The Stream Change Assessment project (SCA) re-sampled a subset of ISC river reaches using LiDAR from 2018 to 2020, to assess changes in woody vegetation since the 2010 ISC capture. LiDAR was recaptured at 141 of the 1,040 reaches included in the 2010 ISC. This represents ~3,424 km of stream length, or ~13% of the ISC network. These reaches are located across nine catchment management authority (CMA) regions (Melbourne Water is undertaking its own LiDAR assessment for the Port Phillip and Westernport region). Areas for recapture were selected in consultation with CMAs guided by their needs for information to evaluate change due to their past riparian management and/or to guide their planning.


Results were summarised for fractional canopy cover, canopy height, vegetation width and fragmentation. These represent a subset of the metrics that were derived as part of the SCA project. ISC Streamside Zone scores were also calculated and compared between the two assessment periods. Notably, the woody weeds component of the Streamside Zone score was not updated for the second assessment, so results do not account for any changes due to woody weed loss or expansion. Incorporation of woody weeds into the new data will require substantial further work, drawing on CMA woody weed management data and manual interpretation of aerial imagery.

Results showed that:

  • Streamside Zone ISC scores remained unchanged at 81% of reaches, and only changed by more than one unit at a single reach (on the Macalister River in West Gippsland).
  • Changes in individual woody vegetation metrics were variable, but more pronounced than changes in ISC Streamside Zone scores
  • Increases were evident in fractional canopy cover, especially in areas with higher rainfall (Gippsland) or where flooding and/or water management had occurred (Mallee).
  • Corresponding increases in vegetation width and canopy height were also apparent as were decreases in fragmentation.
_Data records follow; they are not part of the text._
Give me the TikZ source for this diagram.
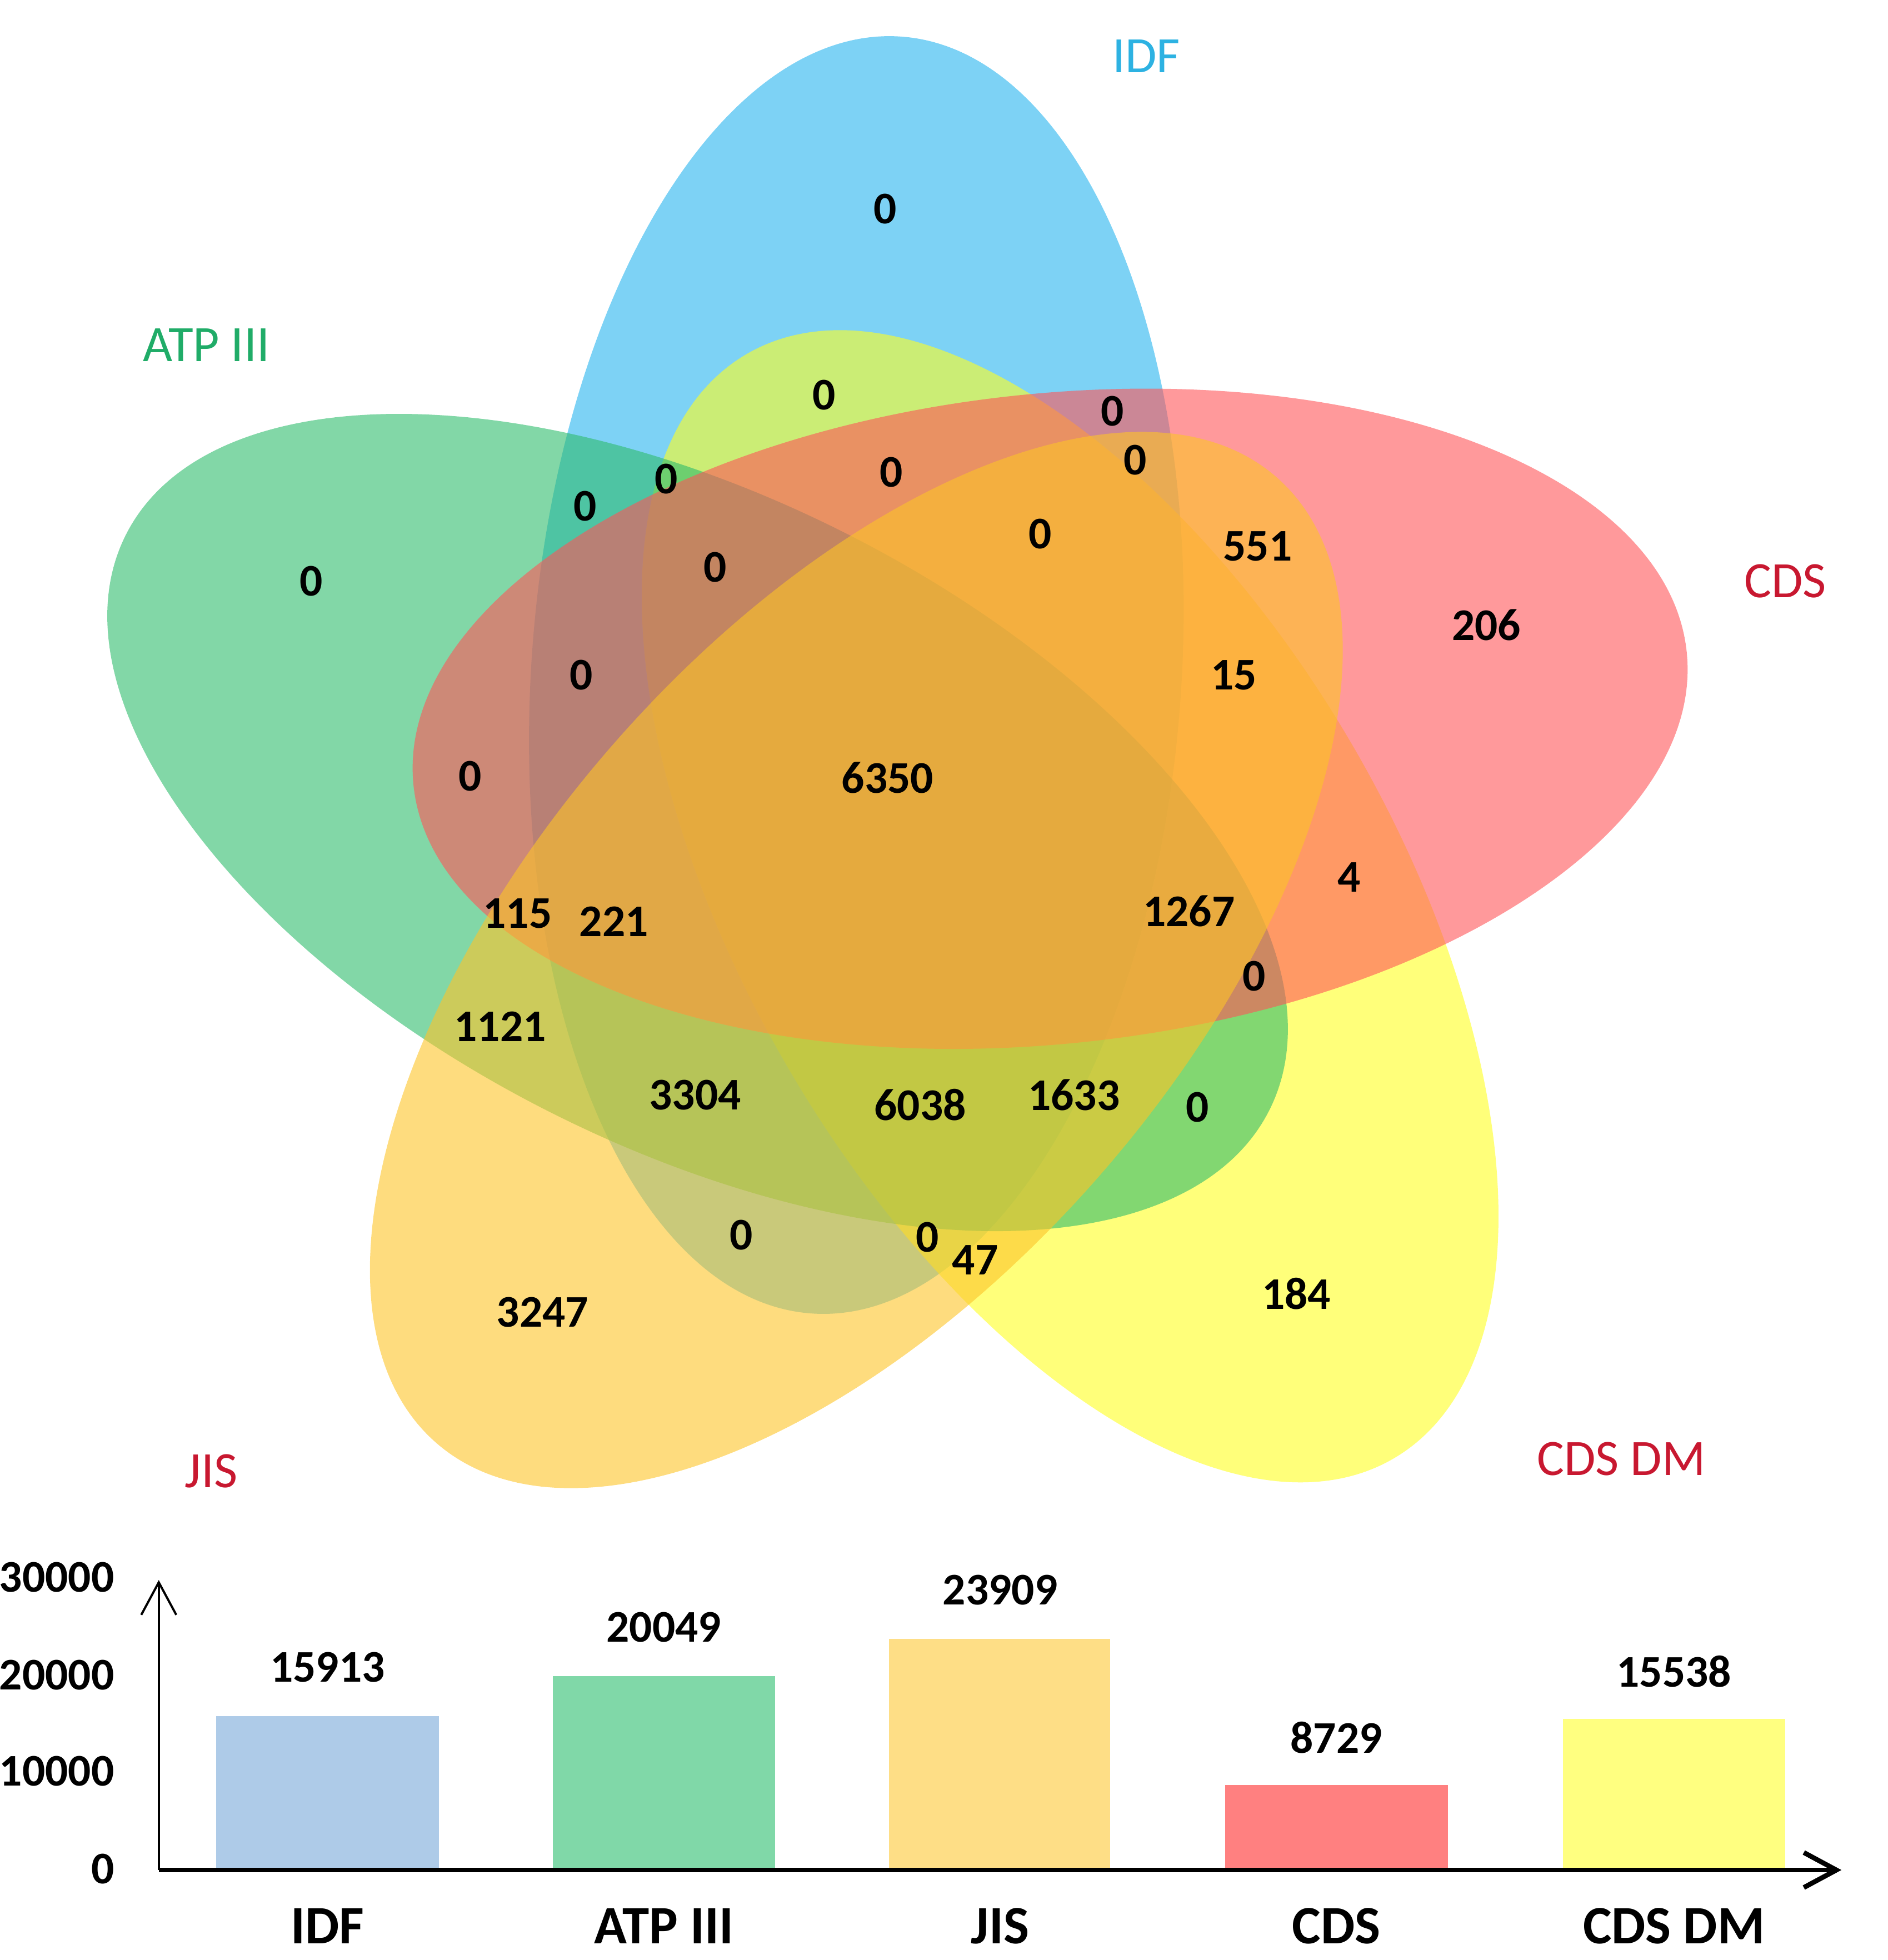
\documentclass[tikz,border=0pt]{standalone}
\usepackage{fontspec}
\setmainfont{Carlito}
\usepackage{xcolor}
\usetikzlibrary{arrows.meta}

\definecolor{idfblue}{RGB}{38,180,238}
\definecolor{atpgreen}{RGB}{47,188,108}
\definecolor{jisorange}{RGB}{253,196,40}
\definecolor{cdsred}{RGB}{255,85,88}
\definecolor{dmyellow}{RGB}{255,255,33}
\definecolor{idftext}{RGB}{45,178,226}
\definecolor{atptext}{RGB}{32,172,104}
\definecolor{redtext}{RGB}{200,24,48}
\definecolor{idfbar}{RGB}{174,203,232}
\definecolor{atpbar}{RGB}{128,216,168}
\definecolor{jisbar}{RGB}{254,222,134}
\definecolor{cdsbar}{RGB}{255,128,128}
\definecolor{dmbar}{RGB}{255,255,128}

\tikzset{
	num/.style={inner sep=0pt,font=\fontsize{10.3}{12}\selectfont\bfseries},
	setname/.style={inner sep=0pt,font=\fontsize{11.6}{14}\selectfont},
	catname/.style={inner sep=0pt,anchor=base,font=\fontsize{12.3}{14}\selectfont\bfseries},
	petal/.style={fill opacity=0.6},
	axisarrow/.style={-{Straight Barb[length=0.26cm,width=0.28cm]}}
}

\begin{document}
\begin{tikzpicture}[x=0.01cm,y=0.01cm]
	\useasboundingbox (0,0) rectangle (1510,-1568);
	% the five sets
	\fill [petal,fill=idfblue,rotate around={86:(685,-540)}] (685,-540) ellipse [x radius=512,y radius=260];
	\fill [petal,fill=dmyellow,rotate around={-59.6:(856,-725)}] (856,-725) ellipse [x radius=512,y radius=260];
	\fill [petal,fill=atpgreen,rotate around={-26.7:(558,-658)}] (558,-658) ellipse [x radius=512,y radius=260];
	\fill [petal,fill=cdsred,rotate around={6:(840,-575)}] (840,-575) ellipse [x radius=512,y radius=260];
	\fill [petal,fill=jisorange,rotate around={49:(685,-768)}] (685,-768) ellipse [x radius=512,y radius=260];
	% set names
	\node [setname,text=idftext] (lidf) at (917,-45){IDF};
	\node [setname,text=atptext] (latp) at (165,-276){ATP III};
	\node [setname,text=redtext] (lcds) at (1428,-465){CDS};
	\node [setname,text=redtext] (ldm) at (1297,-1167){CDS DM};
	\node [setname,text=redtext] (ljis) at (169,-1177){JIS};
	% region counts
	\node [num] (r1) at (708,-167){0};
	\node [num] (r2) at (249,-465){0};
	\node [num] (r3) at (1189,-500){206};
	\node [num] (r4) at (1037,-1035){184};
	\node [num] (r5) at (434,-1050){3247};
	\node [num] (r6) at (659,-316){0};
	\node [num] (r7) at (890,-329){0};
	\node [num] (r8) at (908,-368){0};
	\node [num] (r9) at (713,-378){0};
	\node [num] (r10) at (533,-383){0};
	\node [num] (r11) at (468,-405){0};
	\node [num] (r12) at (572,-454){0};
	\node [num] (r13) at (832,-427){0};
	\node [num] (r14) at (1006,-437){551};
	\node [num] (r15) at (987,-540){15};
	\node [num] (r16) at (465,-540){0};
	\node [num] (r17) at (376,-621){0};
	\node [num] (r18) at (710,-622){6350};
	\node [num] (r19) at (1079,-702){4};
	\node [num] (r20) at (414,-731){115};
	\node [num] (r21) at (491,-737){221};
	\node [num] (r22) at (951,-729){1267};
	\node [num] (r23) at (1003,-781){0};
	\node [num] (r24) at (400,-821){1121};
	\node [num] (r25) at (556,-876){3304};
	\node [num] (r26) at (736,-884){6038};
	\node [num] (r27) at (859,-876){1633};
	\node [num] (r28) at (958,-886){0};
	\node [num] (r29) at (593,-988){0};
	\node [num] (r30) at (742,-990){0};
	\node [num] (r31) at (780,-1008){47};
	% bar chart
	\coordinate (origin) at (127,-1496);
	\coordinate (ytop) at (127,-1264);
	\coordinate (xend) at (1473,-1496);
	\fill [idfbar] (173,-1494) rectangle (351,-1373);
	\fill [atpbar] (442,-1494) rectangle (620,-1341);
	\fill [jisbar] (711,-1494) rectangle (888,-1311);
	\fill [cdsbar] (980,-1494) rectangle (1158,-1428);
	\fill [dmbar] (1250,-1494) rectangle (1428,-1375);
	\draw [axisarrow,line width=0.5pt] (origin) -- (ytop);
	\draw [axisarrow,line width=1.1pt] (origin) -- (xend);
	\node [num,anchor=east] (t3) at (92,-1262){30000};
	\node [num,anchor=east] (t2) at (92,-1340){20000};
	\node [num,anchor=east] (t1) at (92,-1417){10000};
	\node [num,anchor=east] (t0) at (92,-1495){0};
	\node [num] (vidf) at (262,-1334){15913};
	\node [num] (vatp) at (531,-1302){20049};
	\node [num] (vjis) at (800,-1272){23909};
	\node [num] (vcds) at (1069,-1390){8729};
	\node [num] (vdm) at (1339,-1337){15538};
	\node [catname] (cidf) at (262,-1555){IDF};
	\node [catname] (catp) at (531,-1555){ATP III};
	\node [catname] (cjis) at (800,-1555){JIS};
	\node [catname] (ccds) at (1069,-1555){CDS};
	\node [catname] (cdm) at (1339,-1555){CDS DM};
\end{tikzpicture}
\end{document}
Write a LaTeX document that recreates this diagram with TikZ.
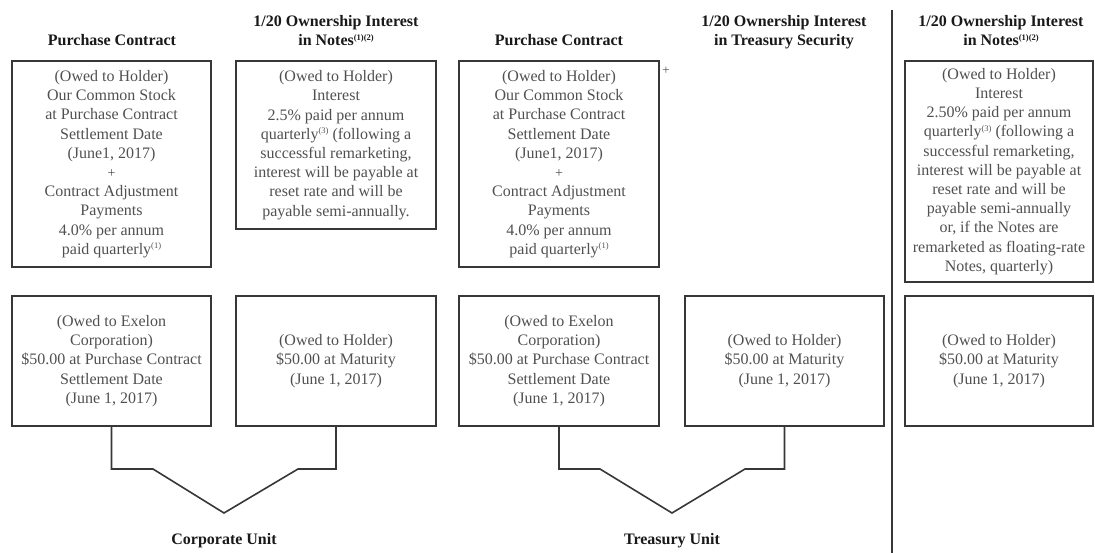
\documentclass[tikz,border=0pt]{standalone}
\usepackage{fontspec}
\setmainfont{Liberation Serif}
\definecolor{txtc}{RGB}{80,80,80}
\definecolor{ttlc}{RGB}{25,25,25}
\definecolor{boxc}{RGB}{55,55,55}
\newcommand\supn[1]{\raisebox{0.75ex}{\fontsize{8.5}{8.5}\selectfont(#1)}}
\newcommand\supnn{\raisebox{0.75ex}{\fontsize{8.5}{8.5}\selectfont(1)(2)}}
\newcommand\smplus{{\fontsize{14}{14}\selectfont +}}
\tikzset{
  box/.style={draw=boxc, line width=1.6pt, align=center, inner sep=0pt,
    text=txtc, font=\fontsize{16}{19.2}\selectfont},
  ttl/.style={align=center, inner sep=0pt, text=ttlc, anchor=base,
    font=\fontsize{16}{19.2}\selectfont\bfseries},
  conn/.style={draw=boxc, line width=1.6pt},
}
\begin{document}
\begin{tikzpicture}[x=1pt, y=-1pt]
\useasboundingbox (0,0) rectangle (1095,553);
% titles
\node[ttl] (t1) at (112,46) {Purchase Contract};
\node[ttl] (t2a) at (336,27) {1/20 Ownership Interest};
\node[ttl] (t2b) at (336,46) {in Notes\supnn};
\node[ttl] (t3) at (559,46) {Purchase Contract};
\node[ttl] (t4a) at (784,27) {1/20 Ownership Interest};
\node[ttl] (t4b) at (784,46) {in Treasury Security};
\node[ttl] (t5a) at (1001,27) {1/20 Ownership Interest};
\node[ttl] (t5b) at (1001,46) {in Notes\supnn};
% top boxes
\node[box, minimum width=199pt, minimum height=206pt] (pcA) at (111.5,164)
  {(Owed to Holder)\\Our Common Stock\\at Purchase Contract\\Settlement Date\\(June1, 2017)\\\smplus\\Contract Adjustment\\Payments\\4.0\% per annum\\paid quarterly\supn{1}};
\node[box, minimum width=200pt, minimum height=168pt] (noteA) at (336,145)
  {(Owed to Holder)\\Interest\\2.5\% paid per annum\\quarterly\supn{3} (following a\\successful remarketing,\\interest will be payable at\\reset rate and will be\\payable semi-annually.};
\node[box, minimum width=200pt, minimum height=206pt] (pcB) at (559,164)
  {(Owed to Holder)\\Our Common Stock\\at Purchase Contract\\Settlement Date\\(June1, 2017)\\\smplus\\Contract Adjustment\\Payments\\4.0\% per annum\\paid quarterly\supn{1}};
\node[text=txtc, inner sep=0pt, font=\fontsize{13}{13}\selectfont] (plus) at (666,71) {+};
\node[box, minimum width=188pt, minimum height=221pt] (noteR) at (999,171.5)
  {(Owed to Holder)\\Interest\\2.50\% paid per annum\\quarterly\supn{3} (following a\\successful remarketing,\\interest will be payable at\\reset rate and will be\\payable semi-annually\\or, if the Notes are\\remarketed as floating-rate\\Notes, quarterly)};
% bottom boxes
\node[box, minimum width=199pt, minimum height=130pt] (exA) at (111.5,361)
  {(Owed to Exelon\\Corporation)\\\$50.00 at Purchase Contract\\Settlement Date\\(June 1, 2017)};
\node[box, minimum width=200pt, minimum height=130pt] (matA) at (336,361)
  {(Owed to Holder)\\\$50.00 at Maturity\\(June 1, 2017)};
\node[box, minimum width=200pt, minimum height=130pt] (exB) at (559,361)
  {(Owed to Exelon\\Corporation)\\\$50.00 at Purchase Contract\\Settlement Date\\(June 1, 2017)};
\node[box, minimum width=199pt, minimum height=130pt] (matB) at (784.5,361)
  {(Owed to Holder)\\\$50.00 at Maturity\\(June 1, 2017)};
\node[box, minimum width=188pt, minimum height=130pt] (matR) at (999,361)
  {(Owed to Holder)\\\$50.00 at Maturity\\(June 1, 2017)};
% unit labels
\node[ttl] (cu) at (224,544) {Corporate Unit};
\node[ttl] (tu) at (672,544) {Treasury Unit};
% connectors
\coordinate (cuApex) at (224,513);
\coordinate (tuApex) at (672,513);
\draw[conn, line join=miter] (exA.south) |- (153,469) -- (cuApex) -- (298,469) -| (matA.south);
\draw[conn, line join=miter] (exB.south) |- (600,469) -- (tuApex) -- (745,469) -| (matB.south);
% divider
\coordinate (divtop) at (892,10);
\coordinate (divbot) at (892,553);
\draw[conn] (divtop) -- (divbot);
\end{tikzpicture}
\end{document}
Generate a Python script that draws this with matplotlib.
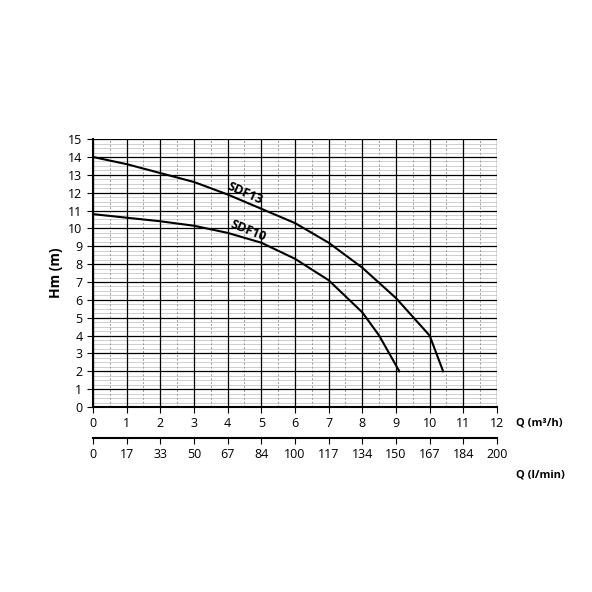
import matplotlib
matplotlib.use("Agg")
import matplotlib.pyplot as plt
import numpy as np

plt.rcParams['font.family'] = ['Open Sans', 'DejaVu Sans']

q13 = [0, 1, 2, 3, 4, 5, 6, 7, 8, 9, 10, 10.4]
h13 = [14, 13.6, 13.1, 12.6, 11.9, 11.1, 10.3, 9.2, 7.8, 6.1, 4.0, 2]
q10 = [0, 1, 2, 3, 4, 5, 6, 7, 8, 8.5, 9.1]
h10 = [10.8, 10.6, 10.4, 10.15, 9.75, 9.2, 8.3, 7.1, 5.3, 4.0, 2]
lmin_labels = ['0', '17', '33', '50', '67', '84', '100', '117', '134', '150', '167', '184', '200']

fig = plt.figure(figsize=(5.92, 5.92), dpi=100)
ax = fig.add_axes([0.157, 0.3125, 0.6825, 0.4525])
ax.set_xlim(0, 12)
ax.set_ylim(0, 15)
for y in np.arange(0, 15, 0.25):
    if y % 1:
        ax.axhline(y, color='#c8c8c8', lw=0.6, zorder=0)
for x in np.arange(0.5, 12, 1):
    ax.axvline(x, color='#999999', lw=0.7, ls=(0, (2, 2)), zorder=0)
ax.set_xticks(range(13))
ax.set_yticks(range(16))
ax.grid(True, color='black', lw=0.9, zorder=1)
ax.tick_params(labelsize=9, length=4, direction='out')
for s in ['top', 'right']:
    ax.spines[s].set_visible(False)
ax.spines['left'].set_linewidth(1.5)
ax.spines['bottom'].set_linewidth(1.5)

ax.plot(q13, h13, color='black', lw=1.5, zorder=3)
ax.plot(q10, h10, color='black', lw=1.5, zorder=3)
ax.text(4.5, 11.95, 'SDF13', rotation=-24, fontsize=9, fontweight='bold', ha='center', va='center')
ax.text(4.6, 9.85, 'SDF10', rotation=-22, fontsize=9, fontweight='bold', ha='center', va='center')
ax.set_ylabel('Hm (m)', fontsize=10, fontweight='bold')
ax.text(12.55, -0.9, 'Q (m³/h)', fontsize=8, fontweight='bold', va='center')

sec = ax.secondary_xaxis(-0.115)
sec.set_xticks(range(13))
sec.set_xticklabels(lmin_labels)
sec.tick_params(labelsize=9, length=4)
sec.spines['bottom'].set_linewidth(1.5)
ax.text(12.55, -3.8, 'Q (l/min)', fontsize=8, fontweight='bold', va='center')

fig.savefig('out.png', dpi=100)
While some substantial changes at certain reaches were evident, they were generally small at statewide and regional extents. This was not unexpected because:

  • Changes in vegetation due to management are likely to occur over longer-time frames than the ~8-10 year period between assessments
  • Changes in riparian vegetation are likely to vary at a range of spatial scales, so when data are aggregated, increases at some locations are likely to be masked by decreases at others.
  • LiDAR was recaptured at reaches for a range of reasons (including some reaches where no or minimal riparian management was undertaken), so results should be viewed within this local context.